This has been a normal-looking week for 18-year-old Elias Edquist. Chores at home, and banjo and guitar practice keep him busy daily until his evening shift begins at a local dairy farm. This hardworking, kind young man is leaving his life-long Mountain Grove home for the first time at the end of September for a six-week train conducting course in Kansas City. While Elias is excited for the journey, he will miss his quiet life on the farm where animals greet him daily and his family surrounds him in comfort. These are his last days at home.
Elias Edquist, 18, pets their mule Gus as his father Eric pours cattle feed during daily chores. After spending his whole life on his family’s Mountain Grove farm, Elias will soon move to Kansas City for a six-week train conducting program.
Feeding cattle is a regular task for Elias on the family farm where he has helped out since he was a child. Elias’ dad Eric inherited a dairy farm from his father, but after stress of finances and endless work, Eric switched to raising beef a few years ago. Chores change from day to day, but feeding cattle each day is the most important duty.
Elias begins milking at Dwight Fry’s nearby dairy farm. Elias has been milking cows for many years and it has become second nature. His parents, Eric and Cheryl, say Elias has always been very methodical with everything, especially milking. When something goes wrong, “We tease him with a quote from Thomas the Tank Engine,” Cheryl said. “We tell him we’ve upset his arrangements.”
Elias heads to banjo practice with work clothes in tow. He has been playing banjo for less than two years, but has already performed in front of 10,000 people.

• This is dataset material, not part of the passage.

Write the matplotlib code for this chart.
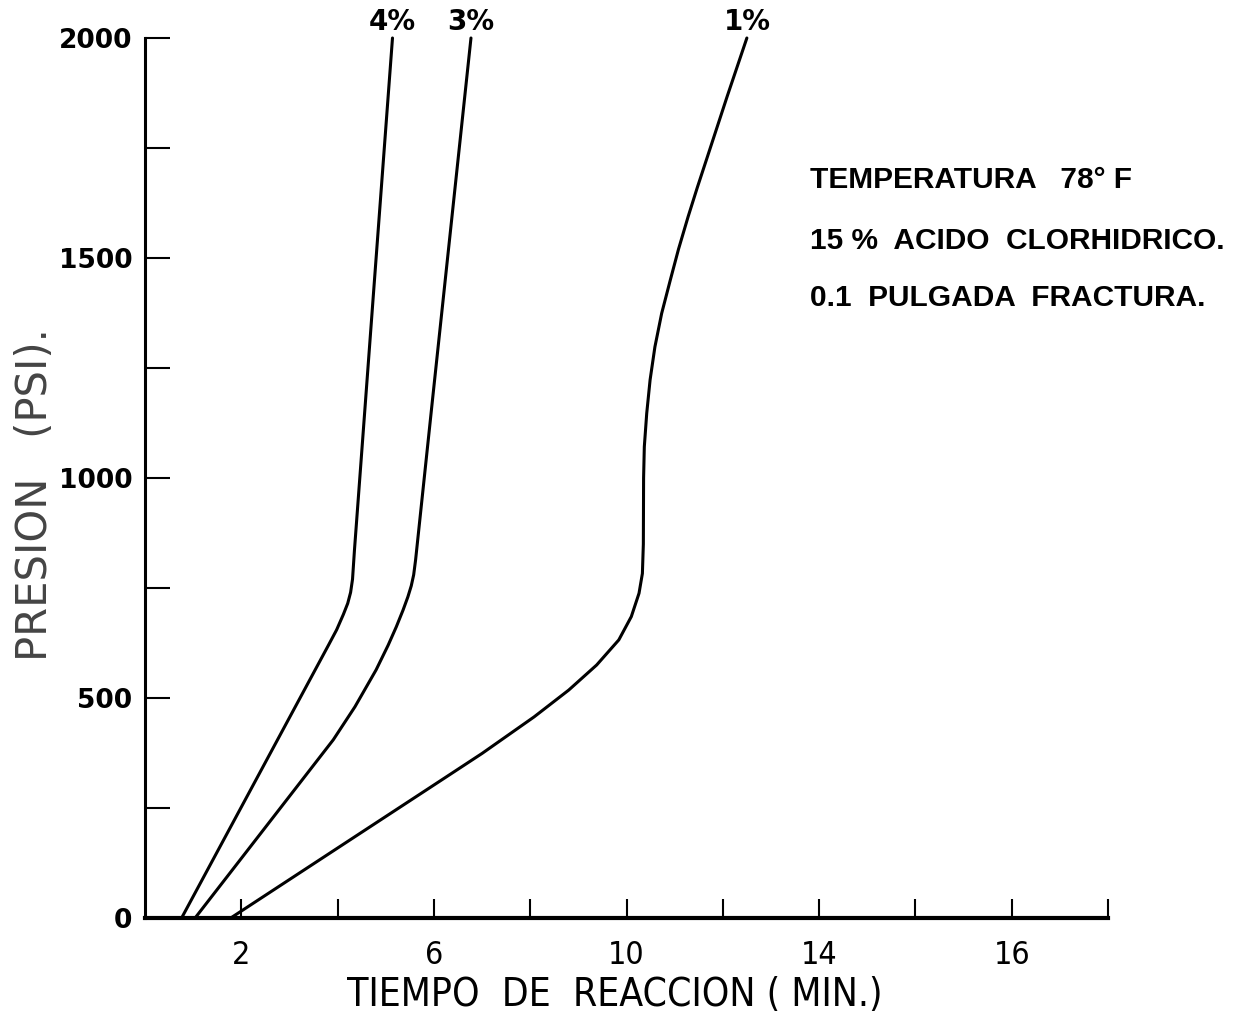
import numpy as np
import matplotlib.pyplot as plt

# lecturas de la figura: tiempo de reaccion (min) para cada presion (psi)
presion_4 = [0, 620, 655, 690, 715, 740, 770, 836, 1412, 2000]
tiempo_4 = [0.76, 3.81, 3.98, 4.12, 4.21, 4.27, 4.31, 4.35, 4.74, 5.14]

presion_3 = [0, 405, 480, 564, 620, 662, 700, 730, 755, 780, 814, 1177, 2000]
tiempo_3 = [1.04, 3.91, 4.36, 4.80, 5.05, 5.22, 5.36, 5.46, 5.53, 5.58, 5.62,
            5.97, 6.77]

presion_1 = [0, 318, 374, 457, 518, 575, 632, 685, 738, 783, 850, 1000, 1071,
             1147, 1223, 1298, 1374, 1450, 1520, 1594, 1660, 1730, 1867, 2000]
tiempo_1 = [1.78, 6.22, 7.00, 8.08, 8.80, 9.38, 9.84, 10.10, 10.26, 10.33,
            10.35, 10.355, 10.37, 10.42, 10.49, 10.59, 10.73, 10.91, 11.08,
            11.28, 11.47, 11.68, 12.09, 12.50]

curvas = [("4%", tiempo_4, presion_4),
          ("3%", tiempo_3, presion_3),
          ("1%", tiempo_1, presion_1)]

x_ticks = [2, 6, 10, 14, 18]
x_ticklabels = ["2", "6", "10", "14", "16"]
x_minor = [4, 8, 12, 16, 20]
y_ticks = [0, 500, 1000, 1500, 2000]
y_minor = [250, 750, 1250, 1750]

notas = ["TEMPERATURA   78° F",
         "15 %  ACIDO  CLORHIDRICO.",
         "0.1  PULGADA  FRACTURA."]

W, H = 1238, 1015
fig = plt.figure(figsize=(W / 100, H / 100), dpi=100)
ax = fig.add_axes([145 / W, 1 - 918 / H, (1108 - 145) / W, 880 / H])

for nombre, t, p in curvas:
    ax.plot(t, p, color="black", lw=2.2, solid_joinstyle="round",
            solid_capstyle="round", clip_on=False)
    ax.annotate(nombre, xy=(t[-1], p[-1]), xytext=(0, 11.5),
                textcoords="offset points", ha="center", va="center",
                fontsize=20, fontweight="bold", family="DejaVu Sans",
                annotation_clip=False)

ax.set_xlim(0, 20)
ax.set_ylim(0, 2000)

for s in ["top", "right"]:
    ax.spines[s].set_visible(False)
ax.spines["left"].set_linewidth(2.2)
ax.spines["bottom"].set_linewidth(3)

ax.set_yticks(y_ticks)
ax.set_yticks(y_minor, minor=True)
ax.set_xticks(x_ticks)
ax.set_xticklabels(x_ticklabels)
ax.set_xticks(x_minor, minor=True)

ax.tick_params(axis="y", which="both", direction="in", length=18, width=1.5)
ax.tick_params(axis="y", which="major", pad=9, labelsize=19)
ax.tick_params(axis="x", which="both", direction="in", length=14, width=1.5)
ax.tick_params(axis="x", which="major", pad=16, labelsize=23)

for lab in ax.get_yticklabels():
    lab.set_fontweight("bold")
    lab.set_family("DejaVu Sans")
for lab in ax.get_xticklabels():
    lab.set_family(["Liberation Sans Narrow", "DejaVu Sans"])
    lab.set_fontstretch("condensed")

fig.text(615 / W, 1 - 995 / H, "TIEMPO  DE  REACCION ( MIN.)", ha="center",
         va="center", fontsize=28, family=["Liberation Sans Narrow", "DejaVu Sans"],
         fontstretch="condensed")
fig.text(35 / W, 1 - 495 / H, "PRESION   (PSI).", rotation=90, ha="center",
         va="center", fontsize=30, color="#444444", family="DejaVu Sans")

for y, linea in zip([180, 241, 298], notas):
    fig.text(810 / W, 1 - y / H, linea, ha="left", va="center",
             fontsize=21.5, fontweight="bold", family="Liberation Sans")

fig.savefig("out.png", dpi=100)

Elias will take his guitar and banjo to Kansas City. “I can never give this up,” he said.
Elias enjoys learning a tune from banjo teacher Alan Strickland in West Plains. Strickland, who had not played in many years, was inspired by Elias to pick up his banjo again. “Elias is like a sponge with the banjo,” Alan said. “I’m going to miss my buddy.”
Elias consults with his dad as they try to hook an implement to the tractor. Elias has been Eric’s right-hand man since he was a child. Eric planned to drive with Elias to Kansas City, but decided to stay back because it would be too emotional for him.
Besides homemade spurs and a flag that flies on special occasions, pictures of Elias and his sister Hala are on display on a dresser at home.
The Edquist family prays before dinner after a busy day. School and FFA activities occupy Hala, and Elias usually works until 8:00 p.m. The family makes it a point to eat supper together every day.
Home haircuts by his mom Cheryl have been the rule for Elias. He has had only one haircut outside of home his entire life. “We need to make this one last,” Cheryl joked.
Elias’ mom Cheryl helps Elias pack clothes for his six-week training program in Kansas City. The move is bittersweet for the tight-knit family. “The four of us are really close,” Cheryl said. “It’s going to be really different without him.”
Elias hugs their mule, Wrangler. Elias is excited about his potential future in train conducting, but knows leaving home won’t be easy. “This has been home my whole life,” Elias said. “It’s going to be different.”
When the sun is shining, Elias likes to sit in the garage and take in the sights and smells of the land around him. “I like it here,” Elias said. “It’s nice and quiet.”
One of the most important things in my career happened in the last week of September. I was fortunate to be a part of the 70th Missouri Photo Workshop in lovely town of Mountain Grove, MO.
Saying I was stunned with my acceptance is an understatement. I absolutely could not believe I would be working alongside incredible photographers and faculty for a whole week.
To be honest, this was one of the hardest things I’ve ever had to do. After finding a story in about two days, I felt this immense pressure to take good pictures with a narrative.
The pressure got to me. I was taking bad images and was not thinking about the core of my story. My anxiety skyrocketed in ways I haven’t felt in a long time. I felt extremely overwhelmed with a 400 frame limit and this internal need to do well, I was honestly worried I could not make it through.
Something clicked though and I remembered why I was doing this. I applied to the workshop to better my photography, storytelling and overall confidence in my work. I finally listened to my mentors, who were my constant supporters as well as critics, Mary Beth Meehan and Dennis Dimick. They wanted me to be intentional, to think about my images as more than just images. So I did just that.
Finally, I saw the difference. I was thinking before shooting, every shot was intentional and necessary to the story. My images were improving drastically and I’m already seeing this change in my photography at the Daily News. I can’t really believe it took me traveling to Missouri to see what I was missing, but I feel so much better now.
I realized my weakness wasn’t finding stories or connecting with people. It was actually taking photos that matter. I’m ready for my work to matter again. I’m ready to truthfully tell stories, which is the reason I came into this profession in the first place.
I have to shout out Elias and his family for letting me into their lives for a week. They probably didn’t know what they were getting into, but they were so wonderful regardless. They helped me see that I really am doing what I should be with my life. We truly felt comfortable with one another and I hope I can bring that to all the people I meet through my job.